By Our Correspondent
March 15, 2026
A Visa credit card is seen on a computer keyboard in this picture illustration taken September 6, 2017. —Reuters
A Visa credit card is seen on a computer keyboard in this picture illustration taken September 6, 2017. —Reuters

KARACHI: Visa has brought together senior personalities from Pakistan’s banking, fintech and digital assets sectors to explore how stablecoins could modernise the country’s payments infrastructure, particularly for remittances and cross-border commerce.

The roundtable, held in Karachi, centred on how a regulated, dollar-linked stablecoin could reduce friction in Pakistan’s multibillion-dollar remittance flows, accelerate business-to-business settlement cycles, and integrate merchants into more transparent payment rails.

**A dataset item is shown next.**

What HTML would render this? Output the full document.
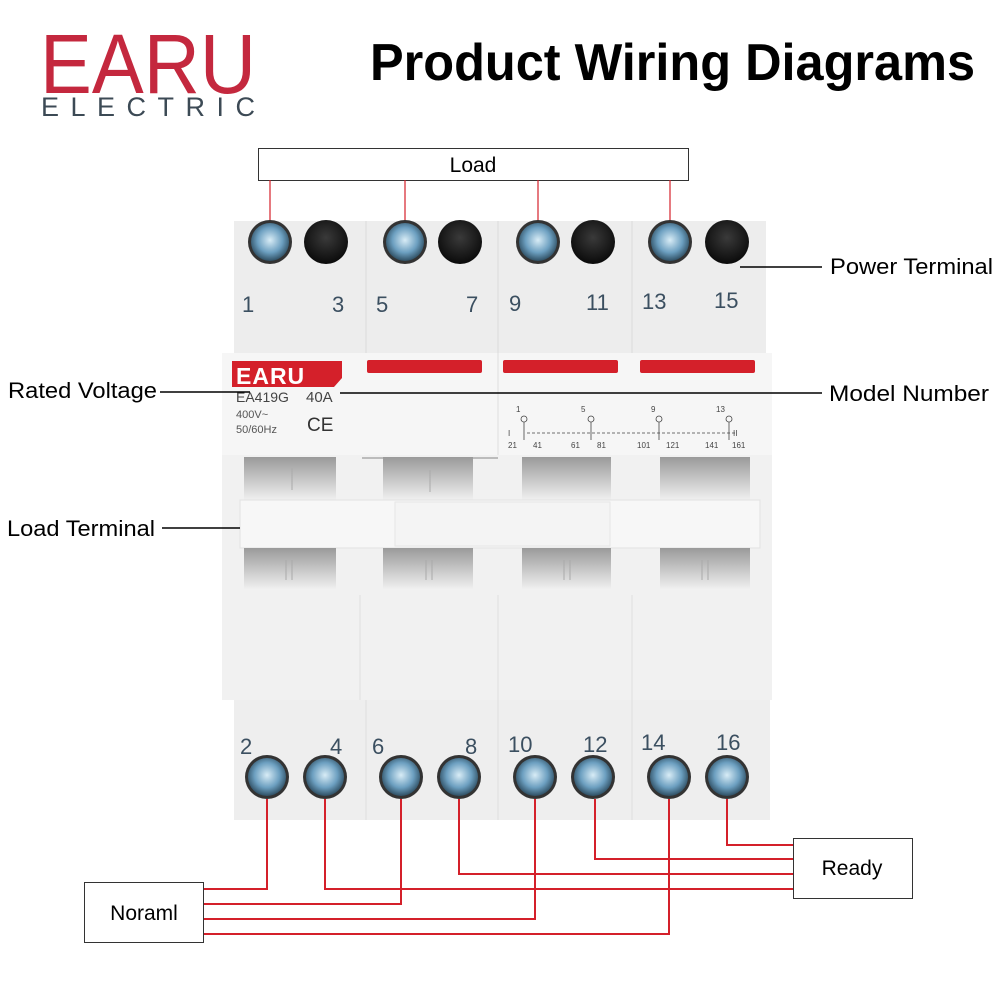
<!DOCTYPE html>
<html><head><meta charset="utf-8"><style>
html,body{margin:0;padding:0;background:#fff;width:1000px;height:1000px;overflow:hidden}
svg{display:block}
</style></head><body>
<svg width="1000" height="1000" viewBox="0 0 1000 1000" xmlns="http://www.w3.org/2000/svg" font-family="Liberation Sans, sans-serif">
<defs>
<radialGradient id="scr" cx="50%" cy="45%" r="55%"><stop offset="0" stop-color="#d8ecf6"/><stop offset="0.6" stop-color="#6c9fc0"/><stop offset="1" stop-color="#2f4f63"/></radialGradient>
<radialGradient id="hole" cx="50%" cy="40%" r="60%"><stop offset="0" stop-color="#3a3a3a"/><stop offset="1" stop-color="#0a0a0a"/></radialGradient>
<linearGradient id="win" x1="0" y1="0" x2="0" y2="1"><stop offset="0" stop-color="#9a9a9a"/><stop offset="1" stop-color="#f2f2f2"/></linearGradient>
</defs>
<!-- Logo -->
<text x="40" y="93" font-size="84" fill="#c4283e" textLength="216" lengthAdjust="spacingAndGlyphs">EARU</text>
<text x="41" y="116" font-size="27" fill="#3c4a55" textLength="214" lengthAdjust="spacing">ELECTRIC</text>
<text x="370" y="80" font-size="52" font-weight="bold" fill="#000" textLength="605" lengthAdjust="spacingAndGlyphs">Product Wiring Diagrams</text>

<!-- Load box -->
<rect x="258.5" y="148.5" width="430" height="32" fill="#fff" stroke="#333"/>
<text x="473" y="172" font-size="21" text-anchor="middle">Load</text>
<g stroke="#d4202a" stroke-width="1.2">
<line x1="270" y1="180" x2="270" y2="238"/><line x1="405" y1="180" x2="405" y2="238"/>
<line x1="538" y1="180" x2="538" y2="238"/><line x1="670" y1="180" x2="670" y2="238"/>
</g>

<!-- Device body -->
<rect x="234" y="221" width="532" height="132" fill="#ededed"/>
<g stroke="#dcdcdc"><line x1="366" y1="221" x2="366" y2="353"/><line x1="498" y1="221" x2="498" y2="353"/><line x1="632" y1="221" x2="632" y2="353"/></g>
<rect x="222" y="353" width="550" height="102" fill="#f6f6f6"/>
<line x1="498" y1="353" x2="498" y2="455" stroke="#ddd"/>
<rect x="222" y="455" width="550" height="245" fill="#f1f1f1"/>
<rect x="234" y="700" width="536" height="120" fill="#eeeeee"/>
<g stroke="#dedede"><line x1="366" y1="700" x2="366" y2="820"/><line x1="498" y1="700" x2="498" y2="820"/><line x1="632" y1="700" x2="632" y2="820"/>
<line x1="360" y1="595" x2="360" y2="700"/><line x1="498" y1="595" x2="498" y2="700"/><line x1="632" y1="595" x2="632" y2="700"/></g>

<!-- top terminals -->
<g>
<circle cx="270" cy="242" r="22" fill="#333"/><circle cx="270" cy="242" r="19" fill="url(#scr)"/>
<circle cx="405" cy="242" r="22" fill="#333"/><circle cx="405" cy="242" r="19" fill="url(#scr)"/>
<circle cx="538" cy="242" r="22" fill="#333"/><circle cx="538" cy="242" r="19" fill="url(#scr)"/>
<circle cx="670" cy="242" r="22" fill="#333"/><circle cx="670" cy="242" r="19" fill="url(#scr)"/>
<circle cx="326" cy="242" r="22" fill="url(#hole)"/><circle cx="460" cy="242" r="22" fill="url(#hole)"/>
<circle cx="593" cy="242" r="22" fill="url(#hole)"/><circle cx="727" cy="242" r="22" fill="url(#hole)"/>
</g>
<g font-size="22" fill="#3b4f60">
<text x="242" y="312">1</text><text x="332" y="312">3</text><text x="376" y="312">5</text><text x="466" y="312">7</text>
<text x="509" y="311">9</text><text x="586" y="310">11</text><text x="642" y="309">13</text><text x="714" y="308">15</text>
</g>

<!-- label band -->
<path d="M232 361 H342 V378 L334 387 H232 Z" fill="#d4202a"/>
<text x="236" y="384" font-size="23" font-weight="bold" fill="#fff" letter-spacing="1">EARU</text>
<rect x="367" y="360" width="115" height="13" rx="2" fill="#d4202a"/>
<rect x="503" y="360" width="115" height="13" rx="2" fill="#d4202a"/>
<rect x="640" y="360" width="115" height="13" rx="2" fill="#d4202a"/>
<text x="236" y="402" font-size="14" fill="#444">EA419G</text><text x="306" y="402" font-size="15" fill="#444">40A</text>
<text x="236" y="418" font-size="11" fill="#555">400V~</text><text x="236" y="433" font-size="11" fill="#555">50/60Hz</text>
<text x="307" y="431" font-size="19" fill="#333">CE</text>
<g font-size="8" fill="#444" stroke="#444" stroke-width="0.8">
<line x1="527" y1="433" x2="735" y2="433" stroke-dasharray="3,2" fill="none"/>
<g fill="none"><circle cx="524" cy="419" r="3"/><circle cx="591" cy="419" r="3"/><circle cx="659" cy="419" r="3"/><circle cx="729" cy="419" r="3"/>
<line x1="524" y1="422" x2="524" y2="440"/><line x1="591" y1="422" x2="591" y2="440"/><line x1="659" y1="422" x2="659" y2="440"/><line x1="729" y1="422" x2="729" y2="440"/></g>
</g>
<g font-size="8" fill="#444">
<text x="516" y="412">1</text><text x="581" y="412">5</text><text x="651" y="412">9</text><text x="716" y="412">13</text>
<text x="508" y="436">I</text><text x="733" y="436">II</text>
<text x="508" y="448">21</text><text x="533" y="448">41</text><text x="571" y="448">61</text><text x="597" y="448">81</text>
<text x="637" y="448">101</text><text x="666" y="448">121</text><text x="705" y="448">141</text><text x="732" y="448">161</text>
</g>
<line x1="362" y1="458" x2="498" y2="458" stroke="#888"/>

<!-- windows -->
<g fill="url(#win)">
<rect x="244" y="457" width="92" height="44"/><rect x="383" y="457" width="90" height="44"/>
<rect x="522" y="457" width="89" height="44"/><rect x="660" y="457" width="90" height="44"/>
</g>
<rect x="240" y="500" width="520" height="48" fill="#f7f7f7" stroke="#e2e2e2"/>
<rect x="395" y="502" width="215" height="44" fill="#f4f4f4" stroke="#e6e6e6"/>
<g fill="url(#win)">
<rect x="244" y="548" width="92" height="42"/><rect x="383" y="548" width="90" height="42"/>
<rect x="522" y="548" width="89" height="42"/><rect x="660" y="548" width="90" height="42"/>
</g>
<g stroke="#aaa"><line x1="292" y1="468" x2="292" y2="490"/><line x1="430" y1="470" x2="430" y2="492"/>
<line x1="286" y1="560" x2="286" y2="580"/><line x1="292" y1="560" x2="292" y2="580"/>
<line x1="426" y1="560" x2="426" y2="580"/><line x1="432" y1="560" x2="432" y2="580"/>
<line x1="564" y1="560" x2="564" y2="580"/><line x1="570" y1="560" x2="570" y2="580"/>
<line x1="702" y1="560" x2="702" y2="580"/><line x1="708" y1="560" x2="708" y2="580"/></g>

<!-- bottom terminals -->
<g font-size="22" fill="#3b4f60">
<text x="240" y="754">2</text><text x="330" y="754">4</text><text x="372" y="754">6</text><text x="465" y="754">8</text>
<text x="508" y="752">10</text><text x="583" y="752">12</text><text x="641" y="750">14</text><text x="716" y="750">16</text>
</g>
<g>
<circle cx="267" cy="777" r="22" fill="#333"/><circle cx="267" cy="777" r="19" fill="url(#scr)"/>
<circle cx="325" cy="777" r="22" fill="#333"/><circle cx="325" cy="777" r="19" fill="url(#scr)"/>
<circle cx="401" cy="777" r="22" fill="#333"/><circle cx="401" cy="777" r="19" fill="url(#scr)"/>
<circle cx="459" cy="777" r="22" fill="#333"/><circle cx="459" cy="777" r="19" fill="url(#scr)"/>
<circle cx="535" cy="777" r="22" fill="#333"/><circle cx="535" cy="777" r="19" fill="url(#scr)"/>
<circle cx="593" cy="777" r="22" fill="#333"/><circle cx="593" cy="777" r="19" fill="url(#scr)"/>
<circle cx="669" cy="777" r="22" fill="#333"/><circle cx="669" cy="777" r="19" fill="url(#scr)"/>
<circle cx="727" cy="777" r="22" fill="#333"/><circle cx="727" cy="777" r="19" fill="url(#scr)"/>
</g>

<!-- wires -->
<g stroke="#d4202a" stroke-width="2" fill="none">
<polyline points="267,799 267,889 203,889"/>
<polyline points="401,799 401,904 203,904"/>
<polyline points="535,799 535,919 203,919"/>
<polyline points="669,799 669,934 203,934"/>
<polyline points="727,799 727,845 793,845"/>
<polyline points="595,799 595,859 793,859"/>
<polyline points="459,799 459,874 793,874"/>
<polyline points="325,799 325,889 793,889"/>
</g>
<rect x="84.5" y="882.5" width="119" height="60" fill="#fff" stroke="#333"/>
<text x="144" y="920" font-size="21" text-anchor="middle">Noraml</text>
<rect x="793.5" y="838.5" width="119" height="60" fill="#fff" stroke="#333"/>
<text x="852" y="875" font-size="21" text-anchor="middle">Ready</text>

<!-- callouts -->
<g stroke="#000" stroke-width="1.5">
<line x1="740" y1="267" x2="822" y2="267"/>
<line x1="160" y1="392" x2="250" y2="392"/>
<line x1="340" y1="393" x2="822" y2="393"/>
<line x1="162" y1="528" x2="240" y2="528"/>
</g>
<g font-size="22" fill="#000">
<text x="830" y="274" textLength="163" lengthAdjust="spacingAndGlyphs">Power Terminal</text>
<text x="8" y="398" textLength="149" lengthAdjust="spacingAndGlyphs">Rated Voltage</text>
<text x="829" y="401" textLength="160" lengthAdjust="spacingAndGlyphs">Model Number</text>
<text x="7" y="536" textLength="148" lengthAdjust="spacingAndGlyphs">Load Terminal</text>
</g>
</svg>
</body></html>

Participants reached broad agreement on the need for clear policy frameworks, consumer protections and pilot programmes before any large-scale adoption.

Umar Khan, Visa’s country manager for Pakistan and Afghanistan, said the opportunity for Pakistan lay in modernising how money moves, but stressed that any adoption must strengthen financial integrity rather than circumvent it.

Visa said it has processed more than $3.5 billion in annualised stablecoin settlement volume globally and became one of the first major payments networks to settle transactions in stablecoin in 2023.

The discussions come amid active policy deliberations in Pakistan around digital asset governance. Participants acknowledged that sustained collaboration between industry and regulators would be essential to realising the technology’s potential while safeguarding financial stability.